● **Your goal**
Take the lines from the head of the listing through the one bearing "(lgu) at (536,52)" and copy them exactly, leaving every picture out.

:: Source excerpt ::

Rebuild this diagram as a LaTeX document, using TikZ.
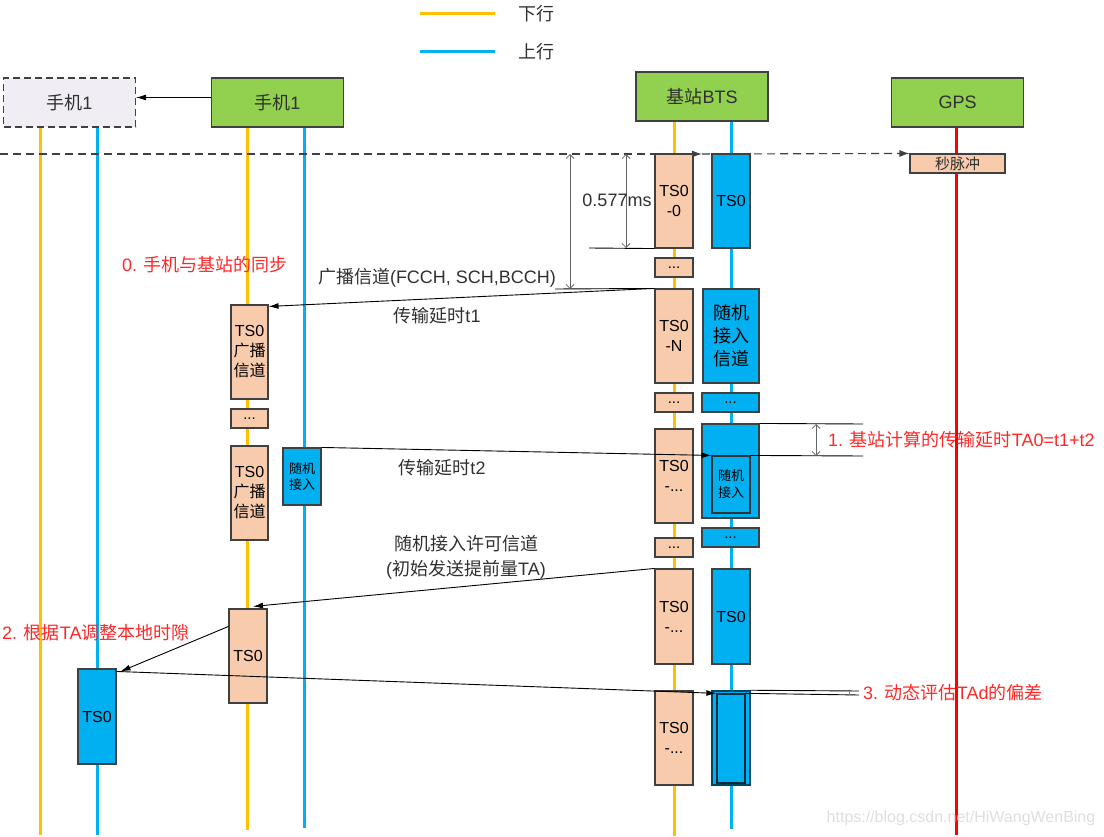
\documentclass[tikz,border=0pt]{standalone}
\usepackage{fontspec}
\setmainfont{Liberation Sans}
\newfontfamily\cjkfont{Noto Sans CJK SC}
\XeTeXinterchartokenstate=1
\newXeTeXintercharclass\CJKcls
\count255="4E00
\loop\XeTeXcharclass\count255=\CJKcls\ifnum\count255<"9FFF\advance\count255 by 1\repeat
\XeTeXinterchartoks 0 \CJKcls={\cjkfont}
\XeTeXinterchartoks 4095 \CJKcls={\cjkfont}
\XeTeXinterchartoks \CJKcls 0={\rmfamily}
\XeTeXinterchartoks \CJKcls 4095={\rmfamily}
\usetikzlibrary{arrows.meta}
\definecolor{lorange}{HTML}{FFC000}
\definecolor{lblue}{HTML}{00B0F0}
\definecolor{hgreen}{HTML}{92D050}
\definecolor{peach}{HTML}{F8CBAD}
\definecolor{bfill}{HTML}{00B0F0}
\definecolor{ghostfill}{HTML}{F0EEF4}
\definecolor{txt}{HTML}{303030}
\definecolor{redtxt}{HTML}{FF2828}
\definecolor{gpsred}{HTML}{FF0000}
\definecolor{bord}{HTML}{404040}
\tikzset{
  hdr/.style={draw=bord, line width=1.1pt, fill=hgreen, minimum width=132pt, minimum height=49pt, inner sep=0pt, font=\fontsize{18}{22}\selectfont, text=txt},
  life/.style={line width=3pt},
  pbox/.style={draw=bord, line width=1.1pt, fill=peach, minimum width=38pt, inner sep=0pt, align=center, font=\fontsize{16}{20}\selectfont, text=black},
  bbox/.style={draw=bord, line width=1.1pt, fill=bfill, minimum width=38pt, inner sep=0pt, align=center, font=\fontsize{16}{20}\selectfont, text=black},
  dotbox/.style={minimum height=19pt, font=\fontsize{15}{16}\selectfont},
  msg/.style={-{Latex[length=10pt,width=6pt]}, line width=0.9pt, black},
  thinl/.style={line width=0.9pt, black},
  dimline/.style={line width=0.8pt, black!60, {Straight Barb[length=4pt,width=8pt]}-{Straight Barb[length=4pt,width=8pt]}},
  syncl/.style={dash pattern=on 8pt off 5pt, line width=1.1pt, bord, -{Latex[length=10pt,width=7pt]}},
  lbl/.style={font=\fontsize{18}{25}\selectfont, text=txt, inner sep=0pt, align=center},
  redlbl/.style={font=\fontsize{18}{22}\selectfont, text=redtxt, inner sep=0pt, anchor=west},
}
\begin{document}
\begin{tikzpicture}[x=1pt,y=-1pt]
\useasboundingbox (0,0) rectangle (1104,837);

% legend
\draw[life,lorange] (420,14) -- (495,14);
\node[lbl] (lgd) at (536,14) {下行};
\draw[life,lblue] (420,52) -- (495,52);
\node[lbl] (lgu) at (536,52) {上行};

% headers
\node[hdr, fill=ghostfill, dash pattern=on 7pt off 4pt] (gh) at (69.5,102.5) {手机1};
\node[hdr] (ph) at (277.5,102.5) {手机1};
\node[hdr] (bts) at (702,96.5) {基站BTS};
\node[hdr] (gps) at (957.5,102.5) {GPS};

% lifeline ends
\coordinate (gO) at (40,835);
\coordinate (gB) at (97,835);
\coordinate (pO) at (247,830);
\coordinate (pB) at (304,828);
\coordinate (bO) at (674,836);
\coordinate (bB) at (731,829);
\coordinate (gR) at (956,835);
\draw[life,lorange] (gO |- gh.south) -- (gO);
\draw[life,lblue] (gB |- gh.south) -- (gB);
\draw[life,lorange] (pO |- ph.south) -- (pO);
\draw[life,lblue] (pB |- ph.south) -- (pB);
\draw[life,lorange] (bO |- bts.south) -- (bO);
\draw[life,lblue] (bB |- bts.south) -- (bB);
\draw[life,gpsred] (gR |- gps.south) -- (gR);

% header arrow
\draw[msg] ([yshift=5pt]ph.west) -- ([yshift=5pt]gh.east);

% BTS downlink column
\node[pbox, minimum height=94pt] (o1) at (674,201) {TS0\\-0};
\node[pbox, dotbox] (o2) at (674,267.5) {...};
\node[pbox, minimum height=94pt] (o3) at (674,336) {TS0\\-N};
\node[pbox, dotbox] (o4) at (674,402.5) {...};
\node[pbox, minimum height=94pt] (o5) at (674,476) {TS0\\-...};
\node[pbox, dotbox] (o6) at (674,547.5) {...};
\node[pbox, minimum height=95pt] (o7) at (674,616.5) {TS0\\-...};
\node[pbox, minimum height=94pt] (o8) at (674,738) {TS0\\-...};

% BTS uplink column
\node[bbox, minimum height=94pt] (u1) at (731,201) {TS0};
\node[bbox, minimum width=56pt, minimum height=94pt, font=\fontsize{18}{23}\selectfont] (u2) at (731,336) {随机\\接入\\信道};
\node[bbox, dotbox, minimum width=57pt] (u3) at (730.5,402.5) {...};
\node[bbox, minimum width=57pt, minimum height=94pt] (u4) at (730.5,471) {};
\node[bbox, draw=black!80, minimum height=57pt, font=\fontsize{13}{17}\selectfont] (u4i) at (731,484.5) {随机\\接入};
\node[bbox, dotbox, minimum width=57pt] (u5) at (730.5,537.5) {...};
\node[bbox, minimum height=95pt] (u6) at (731,616.5) {TS0};
\node[bbox, draw=black!60!bfill, line width=1.5pt, minimum height=94pt] (u7) at (731,738) {};
\node[bbox, draw=black!75!bfill, line width=1.3pt, minimum width=28pt, minimum height=89pt] (u7i) at (731,738.5) {};

% GPS pulse
\node[pbox, minimum width=95pt, minimum height=19pt, font=\fontsize{15}{18}\selectfont, text=txt] (pps) at (957.5,163.5) {秒脉冲};

% phone boxes
\node[pbox, minimum width=37pt, minimum height=94pt] (p1) at (249.5,352) {TS0\\广播\\信道};
\node[pbox, dotbox, minimum width=37pt] (p2) at (249.5,418.5) {...};
\node[pbox, minimum width=37pt, minimum height=94pt] (p3) at (249.5,493) {TS0\\广播\\信道};
\node[pbox, minimum width=38pt, minimum height=94pt] (p4) at (248,656) {TS0};
\node[bbox, minimum height=57pt, font=\fontsize{13}{16}\selectfont] (pr) at (302,476.5) {随机\\接入};
\node[bbox, minimum height=95pt] (g1) at (97,716.5) {TS0};

% sync dashed line
\coordinate (s0) at (0,154);
\coordinate (s1) at (702,154);
\draw[syncl] (s0) -- (s1);
\draw[syncl] (s1) -- (pps.north west);

% 0.577ms dimension
\coordinate (d1t) at (626,154);
\coordinate (d1b) at (626,248);
\coordinate (h1) at (589,248);
\draw[thinl] (h1) -- (o1.south west);
\draw[dimline] (d1t) -- (d1b);
\coordinate (d2t) at (570,154);
\coordinate (d2b) at (570,289);
\coordinate (h2) at (555,289);
\draw[thinl] (h2) -- (o3.north west);
\draw[dimline] (d2t) -- (d2b);
\node[lbl] (ms) at (617,200) {0.577ms};

% broadcast
\draw[msg] (o3.north west) -- ([yshift=-2pt]p1.north east);
\node[lbl] (lb1) at (437,278) {广播信道(FCCH, SCH,BCCH)};
\node[lbl] (lb2) at (437,316) {传输延时t1};
\node[redlbl] (r0) at (122,265) {0. 手机与基站的同步};

% random access
\draw[msg] (pr.north east) -- (u4i.north west);
\node[lbl] (lb3) at (442,468) {传输延时t2};
\coordinate (e1) at (863,424);
\coordinate (e2) at (863,456);
\draw[thinl] (u4.north east) -- (e1);
\draw[thinl] (u4i.north east) -- (e2);
\coordinate (v1) at (816,424);
\coordinate (v2) at (816,456);
\draw[dimline] (v1) -- (v2);
\node[redlbl] (r1) at (828,440) {1. 基站计算的传输延时TA0=t1+t2};

% grant
\draw[msg] (o7.north west) -- ([xshift=5pt,yshift=2pt]p4.north);
\node[lbl] (lb4) at (466,557) {随机接入许可信道\\(初始发送提前量TA)};
\draw[msg] ([yshift=-18pt]p4.north west) -- ([xshift=4pt,yshift=-3pt]g1.north east);
\node[redlbl] (r2) at (2,633) {2. 根据TA调整本地时隙};

% uplink with TA
\draw[msg] ([yshift=-3pt]g1.north east) -- (u7i.north west);
\coordinate (f1) at (859,691);
\coordinate (f2) at (859,695);
\draw[thinl] (u7.north east) -- (f1);
\draw[thinl] (u7i.north east) -- (f2);
\coordinate (k1) at (849,691);
\coordinate (k2) at (849,695);
\draw[line width=0.6pt, black!50] (k1) -- (k2);
\node[redlbl] (r3) at (863,693) {3. 动态评估TAd的偏差};

% watermark
\node[font=\fontsize{16}{19}\selectfont, text=black!13, inner sep=0pt] (wm) at (961,818) {https://blog.csdn.net/HiWangWenBing};
\end{tikzpicture}
\end{document}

:::

● **Written response**
Rebuild this diagram as a LaTeX document, using TikZ.
\documentclass[tikz,border=0pt]{standalone}
\usepackage{fontspec}
\setmainfont{Liberation Sans}
\newfontfamily\cjkfont{Noto Sans CJK SC}
\XeTeXinterchartokenstate=1
\newXeTeXintercharclass\CJKcls
\count255="4E00
\loop\XeTeXcharclass\count255=\CJKcls\ifnum\count255<"9FFF\advance\count255 by 1\repeat
\XeTeXinterchartoks 0 \CJKcls={\cjkfont}
\XeTeXinterchartoks 4095 \CJKcls={\cjkfont}
\XeTeXinterchartoks \CJKcls 0={\rmfamily}
\XeTeXinterchartoks \CJKcls 4095={\rmfamily}
\usetikzlibrary{arrows.meta}
\definecolor{lorange}{HTML}{FFC000}
\definecolor{lblue}{HTML}{00B0F0}
\definecolor{hgreen}{HTML}{92D050}
\definecolor{peach}{HTML}{F8CBAD}
\definecolor{bfill}{HTML}{00B0F0}
\definecolor{ghostfill}{HTML}{F0EEF4}
\definecolor{txt}{HTML}{303030}
\definecolor{redtxt}{HTML}{FF2828}
\definecolor{gpsred}{HTML}{FF0000}
\definecolor{bord}{HTML}{404040}
\tikzset{
  hdr/.style={draw=bord, line width=1.1pt, fill=hgreen, minimum width=132pt, minimum height=49pt, inner sep=0pt, font=\fontsize{18}{22}\selectfont, text=txt},
  life/.style={line width=3pt},
  pbox/.style={draw=bord, line width=1.1pt, fill=peach, minimum width=38pt, inner sep=0pt, align=center, font=\fontsize{16}{20}\selectfont, text=black},
  bbox/.style={draw=bord, line width=1.1pt, fill=bfill, minimum width=38pt, inner sep=0pt, align=center, font=\fontsize{16}{20}\selectfont, text=black},
  dotbox/.style={minimum height=19pt, font=\fontsize{15}{16}\selectfont},
  msg/.style={-{Latex[length=10pt,width=6pt]}, line width=0.9pt, black},
  thinl/.style={line width=0.9pt, black},
  dimline/.style={line width=0.8pt, black!60, {Straight Barb[length=4pt,width=8pt]}-{Straight Barb[length=4pt,width=8pt]}},
  syncl/.style={dash pattern=on 8pt off 5pt, line width=1.1pt, bord, -{Latex[length=10pt,width=7pt]}},
  lbl/.style={font=\fontsize{18}{25}\selectfont, text=txt, inner sep=0pt, align=center},
  redlbl/.style={font=\fontsize{18}{22}\selectfont, text=redtxt, inner sep=0pt, anchor=west},
}
\begin{document}
\begin{tikzpicture}[x=1pt,y=-1pt]
\useasboundingbox (0,0) rectangle (1104,837);

% legend
\draw[life,lorange] (420,14) -- (495,14);
\node[lbl] (lgd) at (536,14) {下行};
\draw[life,lblue] (420,52) -- (495,52);
\node[lbl] (lgu) at (536,52) {上行};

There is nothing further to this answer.